Above we see that both the \(\ell_\infty\)-error from the optimization scheme and the maximum value of the solution are outputted by cvx_poly_coef. The former verifies suitable convergence, the latter verifies that our polynomial satisfies the constraints. Additionally, since isplot=True, plots of the polynomial approximation and its error are shown.

Solving for phase factors

Now that we have a suitable polynomial approximation for our desired function, we can use the Newton method to solve for phase factors.

[4]:

opts.update({
    'maxiter': 100,
    'criteria': 1e-12,
    'useReal': True,
    'targetPre': True,
    'method': 'Newton'
})

from qsppack.solver import solve
phi_proc, out = solve(coef, parity, opts)

iter err
   1  +7.6677e-01
   2  +2.2044e-01
   3  +4.8863e-02
   4  +5.9244e-03
   5  +1.6429e-04
   6  +1.7844e-07
Stop criteria satisfied.

Verifying the solution

Finally, we verify the phase factors by computing and plotting the residual error.

[5]:

from qsppack.utils import chebyshev_to_func, get_entry
import matplotlib.pyplot as plt

xlist1 = np.linspace(0, a - delta, 500)
xlist2 = np.linspace(a + delta, 1, 500)
xlist = np.concatenate((xlist1, xlist2))
func = lambda x: chebyshev_to_func(x, coef, parity, True)
targ_value = targ(xlist)
func_value = func(xlist)
QSP_value = get_entry(xlist, phi_proc, out)
err = np.linalg.norm(QSP_value - func_value, np.inf)
print('The residual error is')
print(err)

plt.plot(xlist, QSP_value - func_value)
plt.xlabel('$x$', fontsize=12)
plt.ylabel('$g(x,\\Phi^*)-f_\\mathrm{poly}(x)$', fontsize=12)
plt.show()

The residual error is
3.405054016525355e-13
../_images/examples_uniform_singular_value_amplification_16_1.png

Reference

  1. Gilyén, A., Su, Y., Low, G. H., & Wiebe, N. (2019, June).

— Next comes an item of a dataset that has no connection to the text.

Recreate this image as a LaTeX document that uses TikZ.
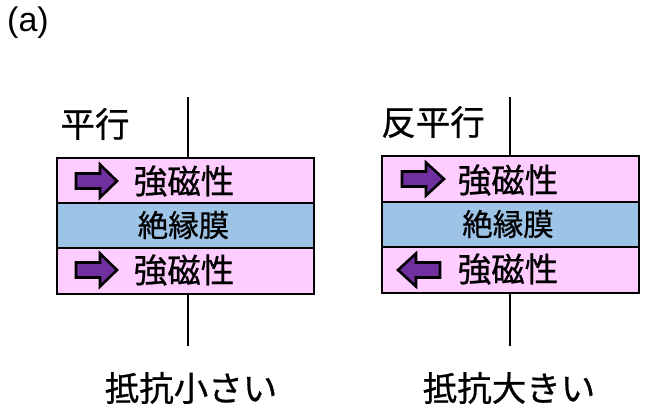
\documentclass[tikz,border=0pt]{standalone}
\usepackage{fontspec}
\setmainfont{Liberation Sans}
\newfontfamily\jp[FakeBold=0.6]{Noto Sans CJK JP}
\begin{document}
\begin{tikzpicture}[x=1pt,y=-1pt,
  layer/.style={draw=black,line width=1.6pt,minimum width=257pt,minimum height=45.5pt,inner sep=0pt,outer sep=0pt},
  fm/.style={layer,fill=pinkL},
  ins/.style={layer,fill=blueL},
  lbl/.style={font=\jp\fontsize{34.5}{36}\selectfont,inner sep=0pt},
  fmtext/.style={font=\jp\fontsize{33.5}{36}\selectfont,inner sep=0pt},
  instext/.style={font=\jp\fontsize{30.5}{32}\selectfont,inner sep=0pt},
  wire/.style={line width=2.4pt,black},
  magarrow/.style={fill=purpleA,draw=black,line width=2.6pt,line join=miter}
]
\definecolor{pinkL}{HTML}{FFCCFF}
\definecolor{blueL}{HTML}{9DC3E6}
\definecolor{purpleA}{HTML}{7030A0}
\useasboundingbox (0,0) rectangle (650,418);
\node[anchor=north west,inner sep=0pt,font=\fontsize{34}{36}\selectfont] (lab) at (7,7) {(a)};

% left stack
\coordinate (lt) at (188,97);
\coordinate (lb) at (188,346);
\draw[wire] (lt) -- (lb);
\node[fm]  (p1) at (185.5,180.5) {};
\node[ins] (i1) at (185.5,225.5) {};
\node[fm]  (p2) at (185.5,271) {};
\node[fmtext] (t1) at (184,181) {強磁性};
\node[instext] (u1) at (183.5,225) {絶縁膜};
\node[fmtext] (t2) at (184,270) {強磁性};
\node[lbl] (h1) at (95,124) {平行};
\node[lbl] (b1) at (191,388) {抵抗小さい};
\draw[magarrow] (76,173.5) -- (100,173.5) -- (100,164.5) -- (117,181) -- (100,197.5) -- (100,188.5) -- (76,188.5) -- cycle;
\draw[magarrow] (76,262.5) -- (100,262.5) -- (100,253.5) -- (117,270) -- (100,286.5) -- (100,277.5) -- (76,277.5) -- cycle;

% right stack
\coordinate (rt) at (510,97);
\coordinate (rb) at (510,346);
\draw[wire] (rt) -- (rb);
\node[fm]  (p3) at (510.5,179) {};
\node[ins] (i3) at (510.5,224.5) {};
\node[fm]  (p4) at (510.5,270) {};
\node[fmtext] (t3) at (508,180) {強磁性};
\node[instext] (u3) at (508,224) {絶縁膜};
\node[fmtext] (t4) at (508,269) {強磁性};
\node[lbl] (h3) at (433,122) {反平行};
\node[lbl] (b3) at (509,388) {抵抗大きい};
\draw[magarrow] (402,171.5) -- (426,171.5) -- (426,162.5) -- (444,179) -- (426,195.5) -- (426,186.5) -- (402,186.5) -- cycle;
\draw[magarrow] (440,262.5) -- (416,262.5) -- (416,253.5) -- (398,270) -- (416,286.5) -- (416,277.5) -- (440,277.5) -- cycle;
\end{tikzpicture}
\end{document}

Quantum singular value transformation and beyond: exponential improvements for quantum matrix arithmetics. In Proceedings of the 51st Annual ACM SIGACT Symposium on Theory of Computing (pp. 193-204).

  2. Dong, Y., Meng, X., Whaley, K. B., & Lin, L. (2021). Efficient phase-factor evaluation in quantum signal processing. Physical Review A, 103(4), 042419.